From her youth, Mary Shelley immersed herself in the social
contract tradition, particularly the educational and political
theories of John Locke and Jean-Jacques Rousseau, as well as the
radical philosophies of her parents, the feminist Mary
Wollstonecraft and the anarchist William Godwin. Against this
background, Shelley wrote Frankenstein; or, the Modern Prometheus,
first published in 1818. In the two centuries since, her
masterpiece has been celebrated as a Gothic classic and its
symbolic resonance has driven the global success of its
publication, translation, and adaptation in theater, film, art, and
literature. However, in Mary Shelley and the Rights of the Child,
Eileen Hunt Botting argues that Frankenstein is more than an
original and paradigmatic work of science fiction-it is a profound
reflection on a radical moral and political question: do children
have rights? Botting contends that Frankenstein invites its readers
to reason through the ethical consequences of a counterfactual
premise: what if a man had used science to create a human life
without a woman? Immediately after the Creature's "birth," his
scientist-father abandons him and the unjust and tragic
consequences that follow form the basis of Frankenstein's plot.

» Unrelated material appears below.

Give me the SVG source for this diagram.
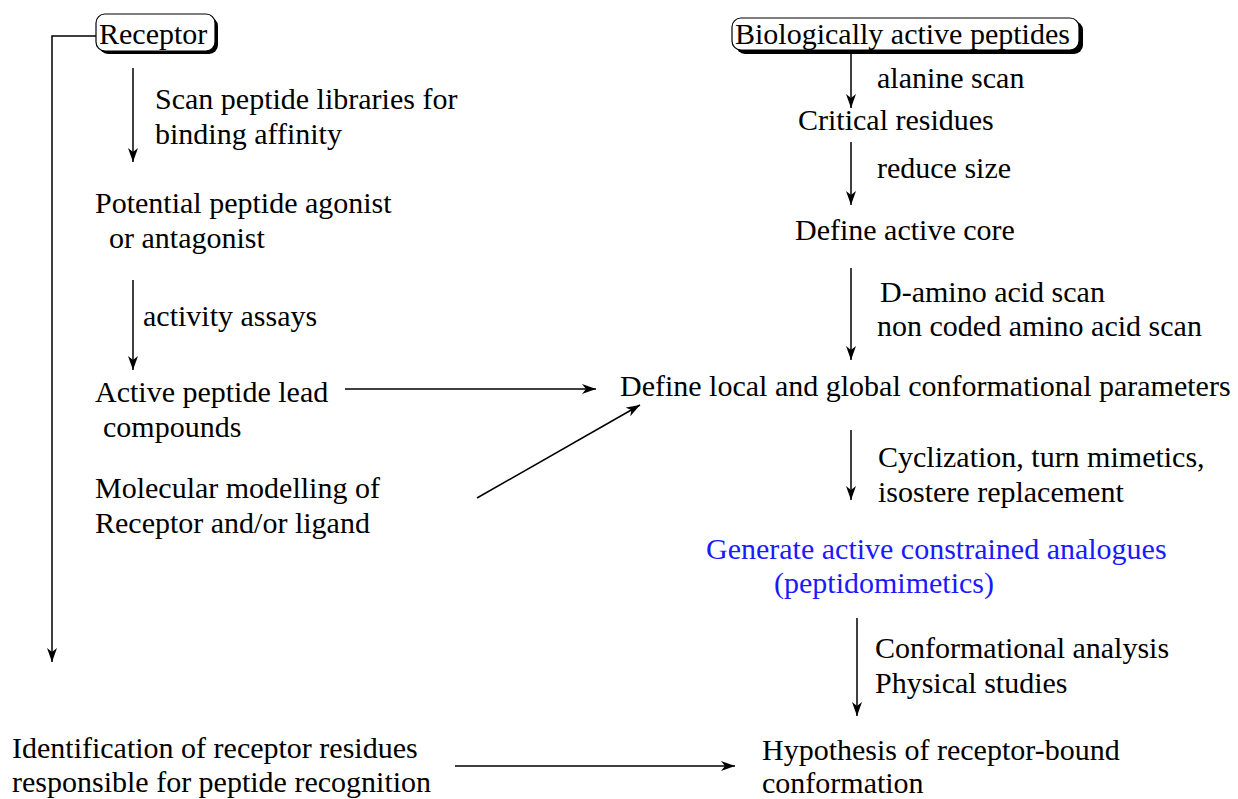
<svg xmlns="http://www.w3.org/2000/svg" width="1238" height="799" viewBox="0 0 1238 799">
<style>
text{font-family:"Liberation Serif","Times New Roman",serif;font-size:30px;fill:#000}
.blue{fill:#1a1aff}
.arr{stroke:#000;stroke-width:1.5;fill:none;marker-end:url(#ah)}
</style>
<defs>
<marker id="ah" markerUnits="userSpaceOnUse" markerWidth="16" markerHeight="10" refX="14" refY="5" orient="auto">
<path d="M0,0 L14,5 L0,10 L4,5 Z" fill="#000"/>
</marker>
</defs>
<rect width="1238" height="799" fill="#fff"/>
<g id="connectors">
<polyline class="arr" points="96,36 52,36 52,662"/>
<line class="arr" x1="133" y1="68" x2="133" y2="162"/>
<line class="arr" x1="133" y1="280" x2="133" y2="370"/>
<line class="arr" x1="345" y1="389" x2="596" y2="389"/>
<line class="arr" x1="477" y1="498" x2="640" y2="405"/>
<line class="arr" x1="455" y1="766" x2="735" y2="766"/>
<line class="arr" x1="851" y1="52" x2="851" y2="108"/>
<line class="arr" x1="851" y1="142" x2="851" y2="205"/>
<line class="arr" x1="851" y1="268" x2="851" y2="360"/>
<line class="arr" x1="851" y1="430" x2="851" y2="500"/>
<line class="arr" x1="857" y1="618" x2="857" y2="716"/>
</g>
<g id="receptor">
<rect x="99" y="17" width="119" height="37" rx="9" fill="#000"/>
<rect x="96" y="14" width="119" height="37" rx="9" fill="#fff" stroke="#000" stroke-width="1.2"/>
<text x="99" y="44">Receptor</text>
</g>
<g id="bio">
<rect x="736" y="21" width="347" height="33" rx="9" fill="#000"/>
<rect x="732" y="18" width="347" height="32" rx="9" fill="#fff" stroke="#000" stroke-width="1.2"/>
<text x="735" y="44">Biologically active peptides</text>
</g>
<g id="lbl-scan">
<text x="155" y="109">Scan peptide libraries for</text>
<text x="155" y="144">binding affinity</text>
</g>
<g id="potential">
<text x="95" y="213">Potential peptide agonist</text>
<text x="109" y="248">or antagonist</text>
</g>
<g id="lbl-activity"><text x="143" y="326">activity assays</text></g>
<g id="active-lead">
<text x="95" y="402">Active peptide lead</text>
<text x="103" y="437">compounds</text>
</g>
<g id="molecular">
<text x="95" y="498">Molecular modelling of</text>
<text x="95" y="533">Receptor and/or ligand</text>
</g>
<g id="identification">
<text x="12" y="758">Identification of receptor residues</text>
<text x="12" y="792">responsible for peptide recognition</text>
</g>
<g id="hypothesis">
<text x="762" y="760">Hypothesis of receptor-bound</text>
<text x="762" y="793">conformation</text>
</g>
<g id="lbl-alanine"><text x="877" y="88">alanine scan</text></g>
<g id="critical"><text x="798" y="130">Critical residues</text></g>
<g id="lbl-reduce"><text x="877" y="178">reduce size</text></g>
<g id="core"><text x="795" y="240">Define active core</text></g>
<g id="lbl-damino">
<text x="880" y="302">D-amino acid scan</text>
<text x="877" y="336">non coded amino acid scan</text>
</g>
<g id="define-local"><text x="620" y="396">Define local and global conformational parameters</text></g>
<g id="lbl-cyclization">
<text x="878" y="467">Cyclization, turn mimetics,</text>
<text x="878" y="502">isostere replacement</text>
</g>
<g id="generate">
<text class="blue" x="706" y="559">Generate active constrained analogues</text>
<text class="blue" x="774" y="593">(peptidomimetics)</text>
</g>
<g id="lbl-conformational">
<text x="875" y="658">Conformational analysis</text>
<text x="875" y="693">Physical studies</text>
</g>
</svg>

Botting finds in the novel's narrative structure a series of
interconnected thought experiments that reveal how Shelley viewed
Frankenstein's Creature for what he really was-a stateless orphan
abandoned by family, abused by society, and ignored by law. The
novel, therefore, compels readers to consider whether children have
the right to the fundamental means for their development as
humans-namely, rights to food, clothing, shelter, care, love,
education, and community. In Botting's analysis, Frankenstein
emerges as a conceptual resource for exploring the rights of
children today, especially those who are disabled, stateless, or
genetically modified by medical technologies such as three-parent
in vitro fertilization and, perhaps in the near future, gene
editing. Mary Shelley and the Rights of the Child concludes that
the right to share love and community, especially with parents or
fitting substitutes, belongs to all children, regardless of their
genesis, membership, or social status.